## EXERCISE AIM
Transcribe the data in full and exactly, omitting any pictures.

--------------------------------

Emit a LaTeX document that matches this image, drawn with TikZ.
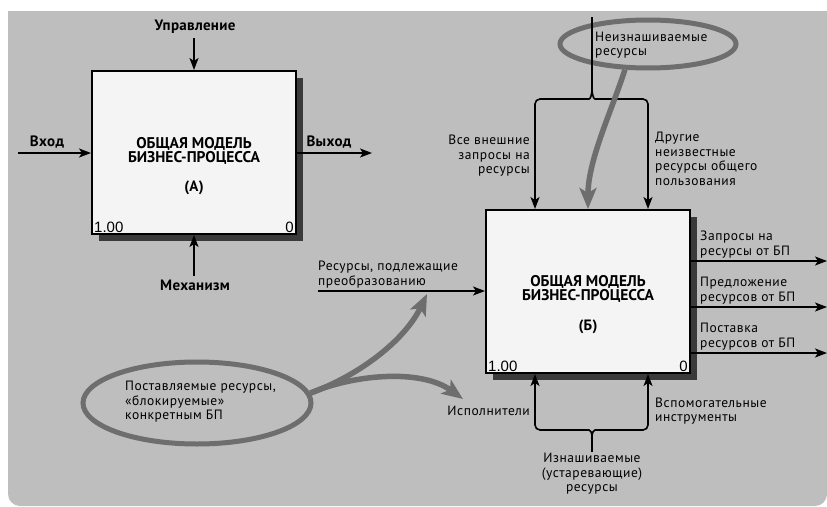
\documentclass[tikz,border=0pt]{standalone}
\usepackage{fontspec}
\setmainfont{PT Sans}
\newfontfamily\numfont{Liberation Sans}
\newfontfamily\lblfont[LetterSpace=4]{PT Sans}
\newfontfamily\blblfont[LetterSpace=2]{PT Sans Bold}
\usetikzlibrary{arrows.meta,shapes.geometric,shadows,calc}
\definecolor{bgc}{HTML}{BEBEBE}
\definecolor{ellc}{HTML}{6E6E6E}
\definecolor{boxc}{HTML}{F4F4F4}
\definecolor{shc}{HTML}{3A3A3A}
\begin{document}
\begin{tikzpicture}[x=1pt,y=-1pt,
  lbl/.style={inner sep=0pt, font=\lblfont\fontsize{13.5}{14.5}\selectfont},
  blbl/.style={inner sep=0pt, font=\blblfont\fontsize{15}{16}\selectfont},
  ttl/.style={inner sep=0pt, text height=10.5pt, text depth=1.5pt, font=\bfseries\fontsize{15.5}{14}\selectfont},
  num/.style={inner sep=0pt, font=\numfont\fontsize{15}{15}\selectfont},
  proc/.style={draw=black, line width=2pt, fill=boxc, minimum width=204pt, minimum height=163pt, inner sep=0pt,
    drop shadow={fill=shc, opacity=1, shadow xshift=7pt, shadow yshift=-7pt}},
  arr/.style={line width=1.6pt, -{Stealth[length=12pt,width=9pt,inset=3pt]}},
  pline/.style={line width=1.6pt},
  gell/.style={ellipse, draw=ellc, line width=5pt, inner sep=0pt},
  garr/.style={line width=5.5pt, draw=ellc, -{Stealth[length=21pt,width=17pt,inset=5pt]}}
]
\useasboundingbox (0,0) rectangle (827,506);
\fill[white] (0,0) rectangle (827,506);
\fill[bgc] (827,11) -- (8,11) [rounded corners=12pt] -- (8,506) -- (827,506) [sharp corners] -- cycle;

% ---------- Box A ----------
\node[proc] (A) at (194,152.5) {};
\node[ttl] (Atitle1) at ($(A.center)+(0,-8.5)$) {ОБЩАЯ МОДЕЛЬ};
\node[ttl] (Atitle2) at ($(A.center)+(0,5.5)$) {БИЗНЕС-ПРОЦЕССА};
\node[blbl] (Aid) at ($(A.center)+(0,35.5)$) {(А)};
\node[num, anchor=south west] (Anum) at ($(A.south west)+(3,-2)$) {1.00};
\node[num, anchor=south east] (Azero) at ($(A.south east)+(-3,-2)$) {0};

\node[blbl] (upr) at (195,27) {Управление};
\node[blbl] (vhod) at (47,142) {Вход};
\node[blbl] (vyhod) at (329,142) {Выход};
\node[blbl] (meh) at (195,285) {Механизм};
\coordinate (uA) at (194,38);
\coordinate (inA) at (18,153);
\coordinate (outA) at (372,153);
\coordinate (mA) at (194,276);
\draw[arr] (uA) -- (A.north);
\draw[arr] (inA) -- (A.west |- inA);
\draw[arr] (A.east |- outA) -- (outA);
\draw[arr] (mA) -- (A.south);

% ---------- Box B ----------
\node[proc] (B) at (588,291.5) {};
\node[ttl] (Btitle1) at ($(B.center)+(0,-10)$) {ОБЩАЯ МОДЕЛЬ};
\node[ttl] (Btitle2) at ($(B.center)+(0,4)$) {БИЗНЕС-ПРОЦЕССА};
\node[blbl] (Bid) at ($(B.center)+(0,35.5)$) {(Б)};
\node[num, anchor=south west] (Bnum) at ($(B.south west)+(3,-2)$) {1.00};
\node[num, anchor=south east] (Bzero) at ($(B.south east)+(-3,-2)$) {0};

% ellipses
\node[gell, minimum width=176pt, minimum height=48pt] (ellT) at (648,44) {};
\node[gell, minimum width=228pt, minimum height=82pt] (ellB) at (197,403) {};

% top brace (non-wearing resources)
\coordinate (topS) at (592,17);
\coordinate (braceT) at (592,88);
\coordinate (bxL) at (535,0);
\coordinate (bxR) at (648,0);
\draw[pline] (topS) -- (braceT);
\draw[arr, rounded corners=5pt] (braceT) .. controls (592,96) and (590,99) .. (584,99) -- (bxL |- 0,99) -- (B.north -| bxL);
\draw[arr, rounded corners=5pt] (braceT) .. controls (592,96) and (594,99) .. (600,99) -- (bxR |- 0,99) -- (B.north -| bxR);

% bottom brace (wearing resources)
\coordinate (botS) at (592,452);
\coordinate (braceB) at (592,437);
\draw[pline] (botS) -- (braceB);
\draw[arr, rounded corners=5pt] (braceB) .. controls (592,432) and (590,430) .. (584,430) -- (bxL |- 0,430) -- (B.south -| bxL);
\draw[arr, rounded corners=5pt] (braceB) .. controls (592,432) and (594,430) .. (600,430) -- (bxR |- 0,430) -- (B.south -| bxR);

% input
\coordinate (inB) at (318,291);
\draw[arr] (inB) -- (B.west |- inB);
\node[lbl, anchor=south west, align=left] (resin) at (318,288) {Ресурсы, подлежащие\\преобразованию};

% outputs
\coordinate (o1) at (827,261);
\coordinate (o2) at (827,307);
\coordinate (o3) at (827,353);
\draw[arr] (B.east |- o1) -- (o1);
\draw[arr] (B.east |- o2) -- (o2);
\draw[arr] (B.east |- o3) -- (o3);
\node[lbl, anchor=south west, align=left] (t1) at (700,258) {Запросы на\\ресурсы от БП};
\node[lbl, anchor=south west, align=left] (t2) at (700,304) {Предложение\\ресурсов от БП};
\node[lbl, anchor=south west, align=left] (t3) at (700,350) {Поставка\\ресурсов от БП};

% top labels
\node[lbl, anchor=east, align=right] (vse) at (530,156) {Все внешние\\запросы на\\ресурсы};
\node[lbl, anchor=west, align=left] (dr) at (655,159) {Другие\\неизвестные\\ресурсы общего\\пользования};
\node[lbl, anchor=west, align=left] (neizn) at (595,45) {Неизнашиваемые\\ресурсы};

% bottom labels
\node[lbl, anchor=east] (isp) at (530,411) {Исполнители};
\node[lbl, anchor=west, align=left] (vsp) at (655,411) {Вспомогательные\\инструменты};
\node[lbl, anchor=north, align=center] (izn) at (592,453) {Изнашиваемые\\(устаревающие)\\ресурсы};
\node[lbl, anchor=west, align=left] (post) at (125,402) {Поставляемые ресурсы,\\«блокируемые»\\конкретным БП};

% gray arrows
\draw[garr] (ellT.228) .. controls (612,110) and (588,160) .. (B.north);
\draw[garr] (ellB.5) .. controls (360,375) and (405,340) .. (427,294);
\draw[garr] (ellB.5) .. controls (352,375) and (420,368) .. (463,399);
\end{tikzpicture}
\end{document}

--------------------------------

## SOLUTION TO THIS PROBLEM
Emit a LaTeX document that matches this image, drawn with TikZ.
\documentclass[tikz,border=0pt]{standalone}
\usepackage{fontspec}
\setmainfont{PT Sans}
\newfontfamily\numfont{Liberation Sans}
\newfontfamily\lblfont[LetterSpace=4]{PT Sans}
\newfontfamily\blblfont[LetterSpace=2]{PT Sans Bold}
\usetikzlibrary{arrows.meta,shapes.geometric,shadows,calc}
\definecolor{bgc}{HTML}{BEBEBE}
\definecolor{ellc}{HTML}{6E6E6E}
\definecolor{boxc}{HTML}{F4F4F4}
\definecolor{shc}{HTML}{3A3A3A}
\begin{document}
\begin{tikzpicture}[x=1pt,y=-1pt,
  lbl/.style={inner sep=0pt, font=\lblfont\fontsize{13.5}{14.5}\selectfont},
  blbl/.style={inner sep=0pt, font=\blblfont\fontsize{15}{16}\selectfont},
  ttl/.style={inner sep=0pt, text height=10.5pt, text depth=1.5pt, font=\bfseries\fontsize{15.5}{14}\selectfont},
  num/.style={inner sep=0pt, font=\numfont\fontsize{15}{15}\selectfont},
  proc/.style={draw=black, line width=2pt, fill=boxc, minimum width=204pt, minimum height=163pt, inner sep=0pt,
    drop shadow={fill=shc, opacity=1, shadow xshift=7pt, shadow yshift=-7pt}},
  arr/.style={line width=1.6pt, -{Stealth[length=12pt,width=9pt,inset=3pt]}},
  pline/.style={line width=1.6pt},
  gell/.style={ellipse, draw=ellc, line width=5pt, inner sep=0pt},
  garr/.style={line width=5.5pt, draw=ellc, -{Stealth[length=21pt,width=17pt,inset=5pt]}}
]
\useasboundingbox (0,0) rectangle (827,506);
\fill[white] (0,0) rectangle (827,506);
\fill[bgc] (827,11) -- (8,11) [rounded corners=12pt] -- (8,506) -- (827,506) [sharp corners] -- cycle;

% ---------- Box A ----------
\node[proc] (A) at (194,152.5) {};
\node[ttl] (Atitle1) at ($(A.center)+(0,-8.5)$) {ОБЩАЯ МОДЕЛЬ};
\node[ttl] (Atitle2) at ($(A.center)+(0,5.5)$) {БИЗНЕС-ПРОЦЕССА};
\node[blbl] (Aid) at ($(A.center)+(0,35.5)$) {(А)};
\node[num, anchor=south west] (Anum) at ($(A.south west)+(3,-2)$) {1.00};
\node[num, anchor=south east] (Azero) at ($(A.south east)+(-3,-2)$) {0};

\node[blbl] (upr) at (195,27) {Управление};
\node[blbl] (vhod) at (47,142) {Вход};
\node[blbl] (vyhod) at (329,142) {Выход};
\node[blbl] (meh) at (195,285) {Механизм};
\coordinate (uA) at (194,38);
\coordinate (inA) at (18,153);
\coordinate (outA) at (372,153);
\coordinate (mA) at (194,276);
\draw[arr] (uA) -- (A.north);
\draw[arr] (inA) -- (A.west |- inA);
\draw[arr] (A.east |- outA) -- (outA);
\draw[arr] (mA) -- (A.south);

% ---------- Box B ----------
\node[proc] (B) at (588,291.5) {};
\node[ttl] (Btitle1) at ($(B.center)+(0,-10)$) {ОБЩАЯ МОДЕЛЬ};
\node[ttl] (Btitle2) at ($(B.center)+(0,4)$) {БИЗНЕС-ПРОЦЕССА};
\node[blbl] (Bid) at ($(B.center)+(0,35.5)$) {(Б)};
\node[num, anchor=south west] (Bnum) at ($(B.south west)+(3,-2)$) {1.00};
\node[num, anchor=south east] (Bzero) at ($(B.south east)+(-3,-2)$) {0};

% ellipses
\node[gell, minimum width=176pt, minimum height=48pt] (ellT) at (648,44) {};
\node[gell, minimum width=228pt, minimum height=82pt] (ellB) at (197,403) {};

% top brace (non-wearing resources)
\coordinate (topS) at (592,17);
\coordinate (braceT) at (592,88);
\coordinate (bxL) at (535,0);
\coordinate (bxR) at (648,0);
\draw[pline] (topS) -- (braceT);
\draw[arr, rounded corners=5pt] (braceT) .. controls (592,96) and (590,99) .. (584,99) -- (bxL |- 0,99) -- (B.north -| bxL);
\draw[arr, rounded corners=5pt] (braceT) .. controls (592,96) and (594,99) .. (600,99) -- (bxR |- 0,99) -- (B.north -| bxR);

% bottom brace (wearing resources)
\coordinate (botS) at (592,452);
\coordinate (braceB) at (592,437);
\draw[pline] (botS) -- (braceB);
\draw[arr, rounded corners=5pt] (braceB) .. controls (592,432) and (590,430) .. (584,430) -- (bxL |- 0,430) -- (B.south -| bxL);
\draw[arr, rounded corners=5pt] (braceB) .. controls (592,432) and (594,430) .. (600,430) -- (bxR |- 0,430) -- (B.south -| bxR);

% input
\coordinate (inB) at (318,291);
\draw[arr] (inB) -- (B.west |- inB);
\node[lbl, anchor=south west, align=left] (resin) at (318,288) {Ресурсы, подлежащие\\преобразованию};

% outputs
\coordinate (o1) at (827,261);
\coordinate (o2) at (827,307);
\coordinate (o3) at (827,353);
\draw[arr] (B.east |- o1) -- (o1);
\draw[arr] (B.east |- o2) -- (o2);
\draw[arr] (B.east |- o3) -- (o3);
\node[lbl, anchor=south west, align=left] (t1) at (700,258) {Запросы на\\ресурсы от БП};
\node[lbl, anchor=south west, align=left] (t2) at (700,304) {Предложение\\ресурсов от БП};
\node[lbl, anchor=south west, align=left] (t3) at (700,350) {Поставка\\ресурсов от БП};

% top labels
\node[lbl, anchor=east, align=right] (vse) at (530,156) {Все внешние\\запросы на\\ресурсы};
\node[lbl, anchor=west, align=left] (dr) at (655,159) {Другие\\неизвестные\\ресурсы общего\\пользования};
\node[lbl, anchor=west, align=left] (neizn) at (595,45) {Неизнашиваемые\\ресурсы};

% bottom labels
\node[lbl, anchor=east] (isp) at (530,411) {Исполнители};
\node[lbl, anchor=west, align=left] (vsp) at (655,411) {Вспомогательные\\инструменты};
\node[lbl, anchor=north, align=center] (izn) at (592,453) {Изнашиваемые\\(устаревающие)\\ресурсы};
\node[lbl, anchor=west, align=left] (post) at (125,402) {Поставляемые ресурсы,\\«блокируемые»\\конкретным БП};

% gray arrows
\draw[garr] (ellT.228) .. controls (612,110) and (588,160) .. (B.north);
\draw[garr] (ellB.5) .. controls (360,375) and (405,340) .. (427,294);
\draw[garr] (ellB.5) .. controls (352,375) and (420,368) .. (463,399);
\end{tikzpicture}
\end{document}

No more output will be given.